Fredrick Buechner in his book, Listening to Your Life, reflects on the funeral of the twelve-year-old daughter of a man named Jairus (Mark 5:35-43). If you know the story you know that Jesus shows up in the middle of the funeral, takes the little girl’s hand, and tells her to “get up,” and she does! What Buechner writes that struck me so very personally was that it’s okay to weep all the tears that are in us when we suffer loss, because something precious and irreplaceable has come to an end and something in us has come to an end with it. Yet, he goes on to write that death is no more permanent than sleep and that while death is the closing of one door, it is the opening of another. Buechner wants us to hear Jesus saying to us, “Get up.” Buechner wants us to take the hand that Jesus extends to us through the many people and graces in our lives, so that we can get up.
As the holidays approach, I give myself permission to feel whatever I am feeling. I let myself remember and feel. The holidays I have treasured from my past are precious and irreplaceable. Yet, other new and equally precious doors open to me every day. There is a time to mourn and there is a time to celebrate, and sometimes our feelings don’t correspond with the season of the year.

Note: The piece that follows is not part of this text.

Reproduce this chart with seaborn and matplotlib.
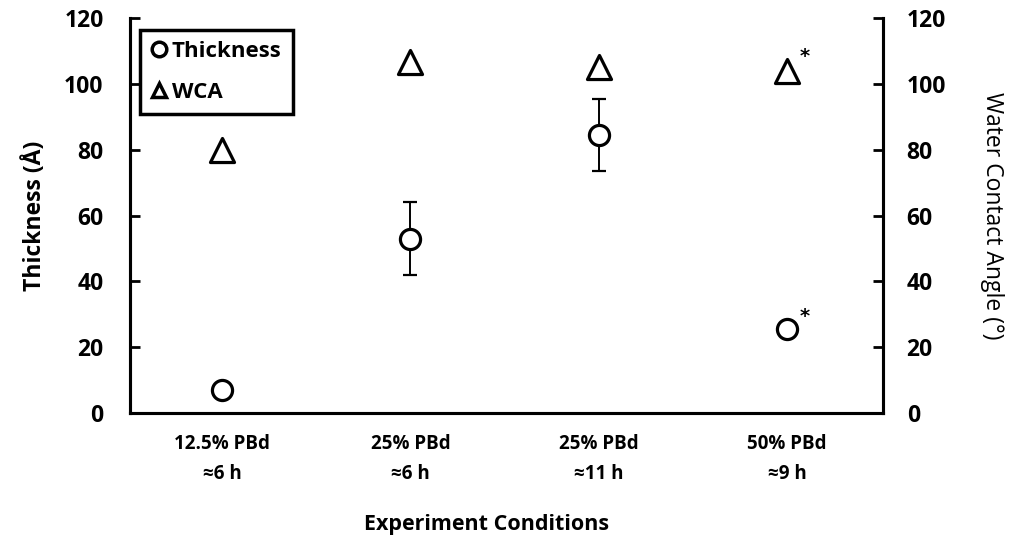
import matplotlib
matplotlib.use("Agg")
import matplotlib.pyplot as plt
import seaborn as sns
import pandas as pd
from matplotlib.lines import Line2D

# Experimental conditions and measurements
conditions = ["12.5% PBd\n≈6 h", "25% PBd\n≈6 h", "25% PBd\n≈11 h", "50% PBd\n≈9 h"]
thickness = [7, 53, 84.5, 25.5]          # Å
thickness_err = [0, 11, 11, 0]           # Å
wca = [80, 106.5, 105, 104]              # degrees
starred = [False, False, False, True]

sns.set_theme(style="white")
plt.rcParams["font.family"] = ["Open Sans", "DejaVu Sans"]
plt.rcParams["font.weight"] = "bold"
for key in ("text.color", "axes.labelcolor", "xtick.color", "ytick.color"):
    plt.rcParams[key] = "black"

df = pd.DataFrame({"pos": range(len(conditions)), "thickness": thickness,
                   "err": thickness_err, "wca": wca})

fig = plt.figure(figsize=(10.15, 5.41), dpi=100)
ax = fig.add_axes([0.128, 0.2366, 0.742, 0.7301])
ax2 = ax.twinx()

# error bars for thickness
ax.errorbar(df["pos"], df["thickness"], yerr=df["err"], fmt="none",
            ecolor="black", elinewidth=1.4, capsize=5, capthick=1.6, zorder=2)
sns.scatterplot(data=df, x="pos", y="thickness", ax=ax, marker="o", s=210,
                facecolor="white", edgecolor="black", linewidth=2.3, zorder=3)
sns.scatterplot(data=df, x="pos", y="wca", ax=ax2, marker="^", s=300,
                facecolor="white", edgecolor="black", linewidth=2.3, zorder=3)

for i, flag in enumerate(starred):
    if flag:
        ax.annotate("*", (i, thickness[i]), xytext=(9, 5), textcoords="offset points",
                    fontsize=14, fontweight="bold", fontfamily="DejaVu Sans")
        ax2.annotate("*", (i, wca[i]), xytext=(9, 6), textcoords="offset points",
                     fontsize=14, fontweight="bold", fontfamily="DejaVu Sans")

for a in (ax, ax2):
    a.set_ylim(0, 120)
    a.set_yticks(range(0, 121, 20))
    a.set_xlim(-0.49, 3.51)
    for s in a.spines.values():
        s.set_linewidth(2.2)
        s.set_color("black")
    a.spines["top"].set_visible(False)

ax.set_xticks(range(len(conditions)))
ax.set_xticklabels(conditions, fontsize=13.5, fontweight="bold", linespacing=1.65)
ax.tick_params(axis="x", direction="in", length=4, width=2, pad=15)
ax.tick_params(axis="y", direction="in", length=7, width=2, labelsize=16.5, pad=19)
ax2.tick_params(axis="y", direction="in", length=7, width=2, labelsize=16.5, pad=17)
for lab in ax.get_yticklabels() + ax2.get_yticklabels():
    lab.set_fontweight("bold")

ax.set_xlabel("Experiment Conditions", fontsize=15.5, fontweight="bold")
ax.xaxis.set_label_coords(0.473, -0.255)
ax.set_ylabel("Thickness (Å)", fontsize=16.5, fontweight="bold", labelpad=12)
ax2.set_ylabel("Water Contact Angle (°)", fontsize=16.5, fontweight="normal",
               rotation=270, labelpad=42)

handles = [
    Line2D([], [], marker="o", ls="none", markersize=10.5, markerfacecolor="white",
           markeredgecolor="black", markeredgewidth=2.5),
    Line2D([], [], marker="^", ls="none", markersize=10.5, markerfacecolor="white",
           markeredgecolor="black", markeredgewidth=2.5),
]
leg = ax2.legend(handles, ["Thickness", "WCA"], loc="upper left",
                 bbox_to_anchor=(0.013, 0.97), borderaxespad=0, fancybox=False,
                 framealpha=1, edgecolor="black", handlelength=0.7, handletextpad=0.25,
                 borderpad=0.5, labelspacing=0.9, prop={"size": 16, "weight": "bold"})
leg.get_frame().set_linewidth(2.5)

fig.savefig("out.png", dpi=100)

On Saturday, December 17, at 7:00 p.m. at St. Stephen’s Episcopal Church you are invited to gather with us for a Service of Lights to remember those we love who have died by the lighting of candles on the altar. Through scripture and prayer, through the companionship of others we will rekindle the light of hope. The sanctuary will be lit by candle light and the walks by luminaries. Following the service we will walk to the parish house to enjoy our annual lighting of the Christmas Tree. This year music will be provided by our youth Red Door Band and refreshments will be served in the hall.
If like me you are remembering those persons or season in your life that are no longer with you, I offer this prayer from a Hebrew Book of Prayers:
We Remember Them with Love
In the rising of the sun and its going down, we remember them.

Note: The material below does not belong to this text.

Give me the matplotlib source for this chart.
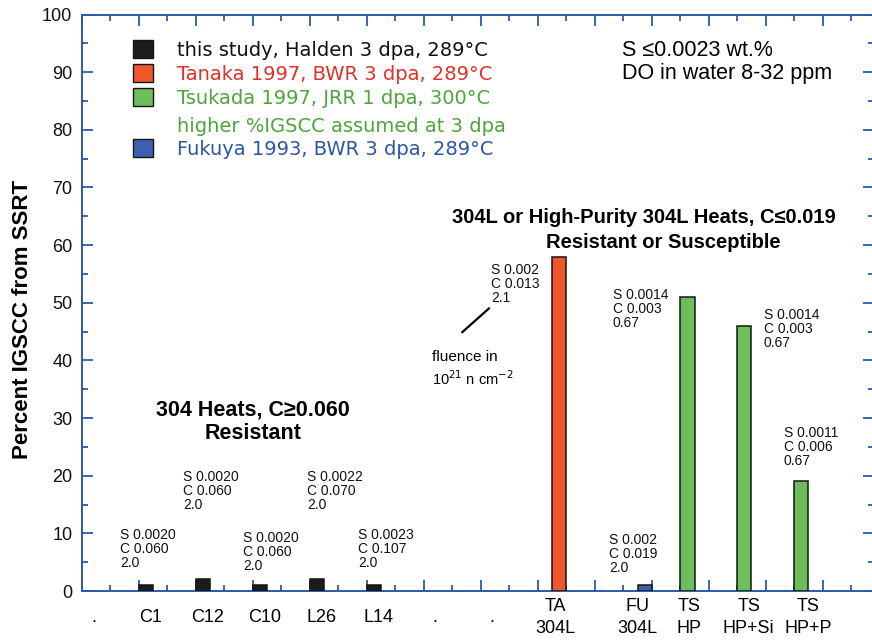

In the blowing of the wind and in the chill of winter, we remember them.
In the opening of buds and in the rebirth of spring, we remember them.

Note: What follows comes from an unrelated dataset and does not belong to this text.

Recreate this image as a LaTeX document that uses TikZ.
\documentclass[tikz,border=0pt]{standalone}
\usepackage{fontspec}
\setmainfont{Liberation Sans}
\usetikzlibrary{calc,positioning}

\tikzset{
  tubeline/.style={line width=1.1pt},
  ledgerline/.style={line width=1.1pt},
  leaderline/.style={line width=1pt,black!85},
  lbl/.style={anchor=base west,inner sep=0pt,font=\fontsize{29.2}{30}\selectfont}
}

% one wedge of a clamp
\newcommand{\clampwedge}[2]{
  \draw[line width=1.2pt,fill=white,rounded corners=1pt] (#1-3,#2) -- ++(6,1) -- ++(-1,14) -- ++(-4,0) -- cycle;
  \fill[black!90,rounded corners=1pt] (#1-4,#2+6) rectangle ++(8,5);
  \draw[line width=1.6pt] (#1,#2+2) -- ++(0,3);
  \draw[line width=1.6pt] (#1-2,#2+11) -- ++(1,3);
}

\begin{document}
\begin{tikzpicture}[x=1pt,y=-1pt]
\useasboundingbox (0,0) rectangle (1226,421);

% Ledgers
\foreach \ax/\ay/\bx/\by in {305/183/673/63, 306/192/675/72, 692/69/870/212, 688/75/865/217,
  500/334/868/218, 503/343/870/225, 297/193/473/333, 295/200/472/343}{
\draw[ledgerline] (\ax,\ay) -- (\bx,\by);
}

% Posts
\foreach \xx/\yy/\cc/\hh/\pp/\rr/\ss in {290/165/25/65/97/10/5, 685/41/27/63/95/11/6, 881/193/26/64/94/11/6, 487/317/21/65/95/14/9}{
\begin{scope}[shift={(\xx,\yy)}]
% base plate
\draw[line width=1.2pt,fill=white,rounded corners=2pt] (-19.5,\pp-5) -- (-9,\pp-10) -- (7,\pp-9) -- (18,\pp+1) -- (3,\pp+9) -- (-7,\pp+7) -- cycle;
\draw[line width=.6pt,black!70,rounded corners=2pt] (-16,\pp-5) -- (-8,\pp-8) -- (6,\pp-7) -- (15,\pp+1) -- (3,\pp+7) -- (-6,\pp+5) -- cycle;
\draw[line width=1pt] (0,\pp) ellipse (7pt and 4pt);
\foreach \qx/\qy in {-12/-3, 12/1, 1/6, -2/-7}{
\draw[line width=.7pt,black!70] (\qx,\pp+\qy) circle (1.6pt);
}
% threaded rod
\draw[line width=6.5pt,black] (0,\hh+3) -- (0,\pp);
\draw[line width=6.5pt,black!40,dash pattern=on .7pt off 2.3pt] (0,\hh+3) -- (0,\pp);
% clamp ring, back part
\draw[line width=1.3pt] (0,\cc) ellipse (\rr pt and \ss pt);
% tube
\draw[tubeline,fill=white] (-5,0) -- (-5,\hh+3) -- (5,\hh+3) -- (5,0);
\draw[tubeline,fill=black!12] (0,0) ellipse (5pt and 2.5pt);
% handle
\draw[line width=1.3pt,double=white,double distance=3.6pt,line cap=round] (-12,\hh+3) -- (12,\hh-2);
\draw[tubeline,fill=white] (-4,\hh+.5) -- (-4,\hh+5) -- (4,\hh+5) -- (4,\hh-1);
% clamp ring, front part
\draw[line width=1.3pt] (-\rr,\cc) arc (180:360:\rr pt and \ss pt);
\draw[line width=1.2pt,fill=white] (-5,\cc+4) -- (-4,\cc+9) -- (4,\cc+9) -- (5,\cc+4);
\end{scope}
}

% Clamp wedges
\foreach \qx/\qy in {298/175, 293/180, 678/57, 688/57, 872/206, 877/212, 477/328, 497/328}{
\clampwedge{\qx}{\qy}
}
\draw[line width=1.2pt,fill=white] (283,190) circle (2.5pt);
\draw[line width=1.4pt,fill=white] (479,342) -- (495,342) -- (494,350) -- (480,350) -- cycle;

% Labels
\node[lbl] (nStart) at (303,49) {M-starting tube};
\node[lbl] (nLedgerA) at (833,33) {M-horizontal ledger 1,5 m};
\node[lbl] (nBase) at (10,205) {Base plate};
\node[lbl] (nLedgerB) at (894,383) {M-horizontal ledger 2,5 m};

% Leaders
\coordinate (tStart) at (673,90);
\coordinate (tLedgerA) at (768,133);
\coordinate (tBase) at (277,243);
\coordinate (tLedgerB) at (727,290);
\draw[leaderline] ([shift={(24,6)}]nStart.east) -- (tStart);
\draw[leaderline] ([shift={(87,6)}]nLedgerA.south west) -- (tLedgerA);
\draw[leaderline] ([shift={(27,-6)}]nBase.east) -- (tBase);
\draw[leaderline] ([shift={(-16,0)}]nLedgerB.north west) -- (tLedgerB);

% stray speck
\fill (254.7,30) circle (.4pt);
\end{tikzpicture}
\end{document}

In the blueness of the sky and in the warmth of summer, we remember them.
In the rustling of the leaves and in the beauty of autumn, we remember them.
In the beginning of every succeeding year and when it ends, we remember them.
When we are weary and in need of strength, we remember them.
When we have joys and celebrations we yearn to share, we remember them.
So long as we live, they too shall live, for they are now a part of us,
as we remember them with love. Amen.